ST. LOUIS — A Missouri prosecutor will not charge a St. Louis Post-Dispatch journalist who exposed a state database flaw that allowed public access to thousands of teachers' Social Security numbers.
Cole County Prosecutor Locke Thompson released a statement Friday saying there is an argument to be made that there was a violation of law, and that the issues at the heart of the investigation have been resolved through non-legal means, the St. Louis Post-Dispatch reported.
"As such, it is not in the best interest of Cole County citizens to utilize the significant resources and taxpayer dollars that would be necessary to pursue misdemeanor criminal charges in this case," Thompson said.
Republican Gov. Mike Parson announced the investigation in October after a Post-Dispatch reporter informed the state of a significant data issue that left the teachers' data vulnerable to public disclosure. The newspaper held off publishing a story about the flaw until the state fixed it.
"We are pleased the prosecutor recognized there was no legitimate basis for any charges against the St.
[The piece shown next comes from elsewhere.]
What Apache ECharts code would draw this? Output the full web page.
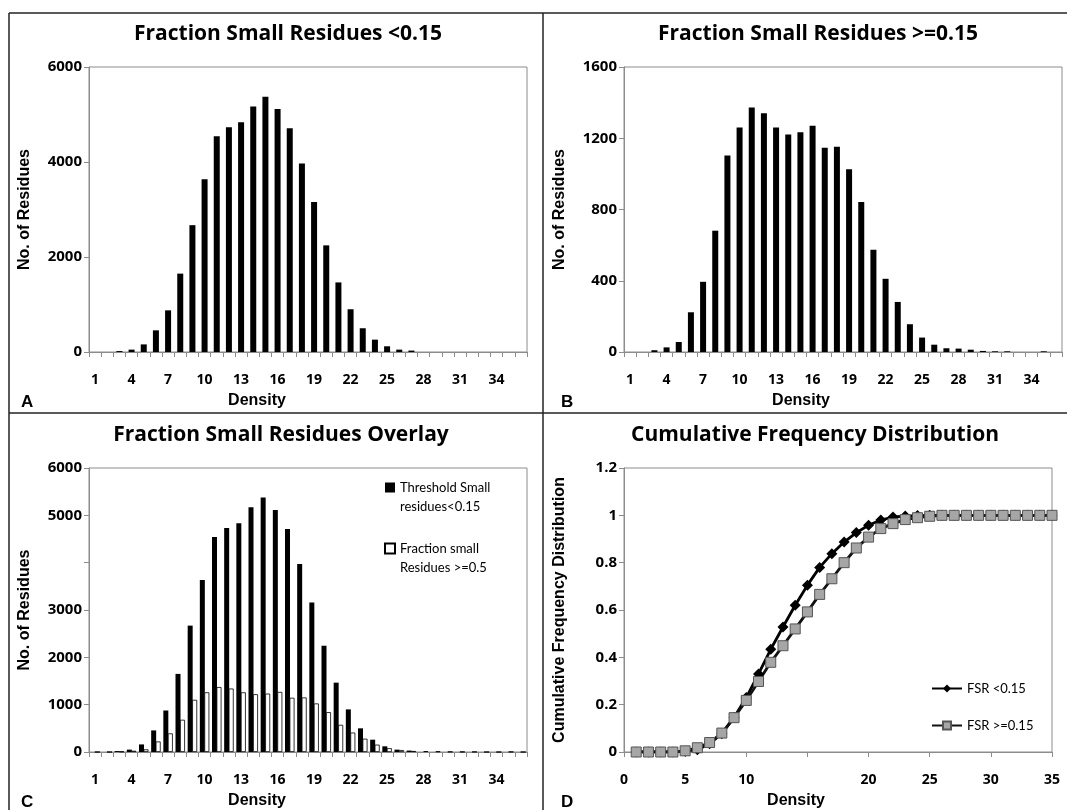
<!DOCTYPE html>
<html>
<head>
<meta charset="utf-8">
<title>Fraction Small Residues</title>
<script src="https://cdn.jsdelivr.net/npm/echarts@6/dist/echarts.min.js"></script>
<style>
  html, body { margin: 0; padding: 0; background: #fff; }
  #chart { width: 1067px; height: 810px; }
</style>
</head>
<body>
<div id="chart"></div>
<script>
// Density bins 1..36
const densityBins = Array.from({length: 36}, (_, i) => String(i + 1));

// Residue counts per density bin, fraction of small residues < 0.15
const countsLow = [0, 0, 20, 50, 160, 456, 877, 1650, 2670, 3635, 4540, 4730,
  4835, 5170, 5375, 5115, 4710, 3970, 3160, 2245, 1465, 900, 500, 260,
  120, 50, 30, 0, 0, 0, 0, 0, 0, 0, 0, 0];

// Residue counts per density bin, fraction of small residues >= 0.15
const countsHigh = [0, 0, 10, 26, 56, 223, 394, 681, 1103, 1261, 1373, 1341,
  1261, 1221, 1234, 1270, 1146, 1152, 1026, 842, 574, 411, 281, 156,
  81, 41, 21, 19, 13, 6, 4, 4, 0, 0, 4, 0];

// Cumulative frequency distribution, density 1..35
const cdfDensity = Array.from({length: 35}, (_, i) => i + 1);
const cdfLow = [0, 0, 0, 0, 0.003, 0.01, 0.035, 0.077, 0.146, 0.23, 0.33, 0.434,
  0.528, 0.62, 0.705, 0.78, 0.838, 0.887, 0.927, 0.958, 0.98, 0.993, 0.997, 0.999,
  1, 1, 1, 1, 1, 1, 1, 1, 1, 1, 1];
const cdfHigh = [0, 0, 0, 0, 0.005, 0.018, 0.04, 0.08, 0.145, 0.218, 0.298, 0.379,
  0.449, 0.52, 0.592, 0.666, 0.732, 0.8, 0.862, 0.908, 0.944, 0.965, 0.982, 0.99,
  0.996, 1, 1, 1, 1, 1, 1, 1, 1, 1, 1];

const panelTitles = ['Fraction Small Residues <0.15', 'Fraction Small Residues >=0.15',
  'Fraction Small Residues Overlay', 'Cumulative Frequency Distribution'];
const panelLetters = ['A', 'B', 'C', 'D'];
const legendOverlay = ['Threshold Small\nresidues<0.15', 'Fraction small\nResidues >=0.5'];
const legendCdf = ['FSR <0.15', 'FSR >=0.15'];

const CAL = '"Open Sans", Lato, sans-serif';
const LAT = 'Lato, "Open Sans", sans-serif';
const ARIAL = '"Liberation Sans", Arial, sans-serif';
const AX = '#8c8c8c';

const grids = [
  {left: 89, top: 67, width: 438, height: 285},
  {left: 624, top: 67, width: 438, height: 285},
  {left: 89, top: 468, width: 438, height: 284},
  {left: 624, top: 468, width: 428, height: 284}
];

function catAxis(gi, shift) {
  return {
    type: 'category', gridIndex: gi, data: densityBins,
    axisLine: {lineStyle: {color: AX, width: 1}},
    axisTick: {show: true, length: 5, lineStyle: {color: AX}, interval: 0},
    axisLabel: {interval: 2, margin: 21, color: '#000', fontFamily: CAL, fontWeight: 'bold', fontSize: 14},
    name: 'Density', nameLocation: 'middle', nameGap: 41,
    nameTextStyle: {fontFamily: ARIAL, fontWeight: 'bold', fontSize: 16, color: '#000', padding: [0, shift, 0, 0]}
  };
}
function valAxis(gi, max, interval, hide, name, fmt) {
  return {
    type: 'value', gridIndex: gi, min: 0, max: max, interval: interval,
    splitLine: {show: false},
    axisLine: {show: true, lineStyle: {color: AX, width: 1}},
    axisTick: {show: true, length: 5, lineStyle: {color: AX}},
    axisLabel: {
      margin: 7, color: '#000', fontFamily: CAL, fontWeight: 'bold', fontSize: 15,
      formatter: v => (hide.indexOf(v) >= 0 ? '' : (fmt ? fmt(v) : String(v)))
    },
    name: name, nameLocation: 'middle', nameGap: 56,
    nameTextStyle: {fontFamily: ARIAL, fontWeight: 'bold', fontSize: 16, color: '#000'}
  };
}

const titleCenters = [[283, 19], [813, 19], [276, 420], [810, 420]];
const letterPos = [[16, 389], [556, 389], [16, 789], [556, 789]];

const option = {
  animation: false,
  backgroundColor: '#fff',
  title: panelTitles.map((t, i) => ({
    text: t, left: titleCenters[i][0], top: titleCenters[i][1], textAlign: 'center',
    textStyle: {fontFamily: CAL, fontWeight: 'bold', fontSize: 21, color: '#000'}
  })).concat(panelLetters.map((t, i) => ({
    text: t, left: letterPos[i][0], top: letterPos[i][1],
    textStyle: {fontFamily: ARIAL, fontWeight: 'bold', fontSize: 17, color: '#000'}
  }))),
  grid: grids.map(g => Object.assign({show: true, borderColor: AX, borderWidth: 1, backgroundColor: 'transparent'}, g)),
  legend: [
    {
      // leading blank line keeps the marker level with the first text line
      data: [{name: legendOverlay[0]}, {name: legendOverlay[1]}],
      formatter: n => '\n' + n,
      orient: 'vertical', left: 384, top: 459, itemGap: 4, padding: 0,
      itemWidth: 10, itemHeight: 10, icon: 'rect',
      textStyle: {fontFamily: LAT, fontSize: 13, color: '#000', lineHeight: 19}
    },
    {
      data: [{name: legendCdf[0]}, {name: legendCdf[1]}],
      orient: 'vertical', left: 926, top: 677, itemGap: 24,
      itemWidth: 30, itemHeight: 10,
      textStyle: {fontFamily: LAT, fontSize: 13, color: '#000'}
    }
  ],
  xAxis: [
    catAxis(0, 102),
    catAxis(1, 84),
    catAxis(2, 102),
    {
      type: 'value', gridIndex: 3, min: 0, max: 35, interval: 5,
      splitLine: {show: false},
      axisLine: {lineStyle: {color: AX}},
      axisTick: {show: true, length: 5, lineStyle: {color: AX}},
      axisLabel: {margin: 21, color: '#000', fontFamily: CAL, fontWeight: 'bold', fontSize: 14,
        formatter: v => (v === 15 ? '' : String(v))},
      name: 'Density', nameLocation: 'middle', nameGap: 41,
      nameTextStyle: {fontFamily: ARIAL, fontWeight: 'bold', fontSize: 16, color: '#000', padding: [0, 84, 0, 0]}
    }
  ],
  yAxis: [
    valAxis(0, 6000, 2000, [], 'No. of Residues'),
    valAxis(1, 1600, 400, [], 'No. of Residues'),
    valAxis(2, 6000, 1000, [4000], 'No. of Residues'),
    valAxis(3, 1.2, 0.2, [], 'Cumulative Frequency Distribution', v => String(Math.round(v * 10) / 10))
  ],
  series: [
    {type: 'bar', xAxisIndex: 0, yAxisIndex: 0, data: countsLow, barWidth: 6,
      itemStyle: {color: '#000'}},
    {type: 'bar', xAxisIndex: 1, yAxisIndex: 1, data: countsHigh, barWidth: 6,
      itemStyle: {color: '#000'}},
    {type: 'bar', name: legendOverlay[0], xAxisIndex: 2, yAxisIndex: 2, data: countsLow,
      barWidth: 5, barGap: '-10%', itemStyle: {color: '#000'}},
    {type: 'bar', name: legendOverlay[1], xAxisIndex: 2, yAxisIndex: 2, data: countsHigh,
      barWidth: 5, itemStyle: {color: '#fff', borderColor: '#000', borderWidth: 0.8}},
    {type: 'line', name: legendCdf[0], xAxisIndex: 3, yAxisIndex: 3,
      data: cdfDensity.map((x, i) => [x, cdfLow[i]]),
      symbol: 'diamond', symbolSize: 11,
      lineStyle: {color: '#000', width: 2.8}, itemStyle: {color: '#000'}},
    {type: 'line', name: legendCdf[1], xAxisIndex: 3, yAxisIndex: 3,
      data: cdfDensity.map((x, i) => [x, cdfHigh[i]]),
      symbol: 'rect', symbolSize: 10,
      lineStyle: {color: '#111', width: 2.8}, itemStyle: {color: '#a6a6a6', borderColor: '#555', borderWidth: 1}}
  ],
  graphic: [
    {type: 'line', shape: {x1: 9, y1: 13, x2: 1067, y2: 13}, style: {stroke: '#222', lineWidth: 1.5}},
    {type: 'line', shape: {x1: 9, y1: 13, x2: 9, y2: 810}, style: {stroke: '#222', lineWidth: 1.5}},
    {type: 'line', shape: {x1: 543, y1: 13, x2: 543, y2: 810}, style: {stroke: '#222', lineWidth: 1.5}},
    {type: 'line', shape: {x1: 9, y1: 413, x2: 1067, y2: 413}, style: {stroke: '#222', lineWidth: 1.5}}
  ]
};

const chart = echarts.init(document.getElementById('chart'), null, {renderer: 'canvas'});
chart.setOption(option);
</script>
</body>
</html>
Louis Post-Dispatch or our reporter," Post-Dispatch Publisher Ian Caso said in a statement. "While an investigation of how the state allowed this information to be accessible was appropriate, the accusations against our reporter were unfounded and made to deflect embarrassment for the state's failures and for political purposes."
The Post-Dispatch obtained records through an open records request showing that the state education commissioner initially planned to thank the newspaper for finding the problem. But the state instead issued a news release calling the reporter a "hacker."
Parson issued a statement saying Thompson's office believed the decision "was properly addressed."
"The state did its part by investigating and presenting its findings to the Cole County prosecutor, who has elected not to press charges, as is his prerogative," spokeswoman Kelli Jones said.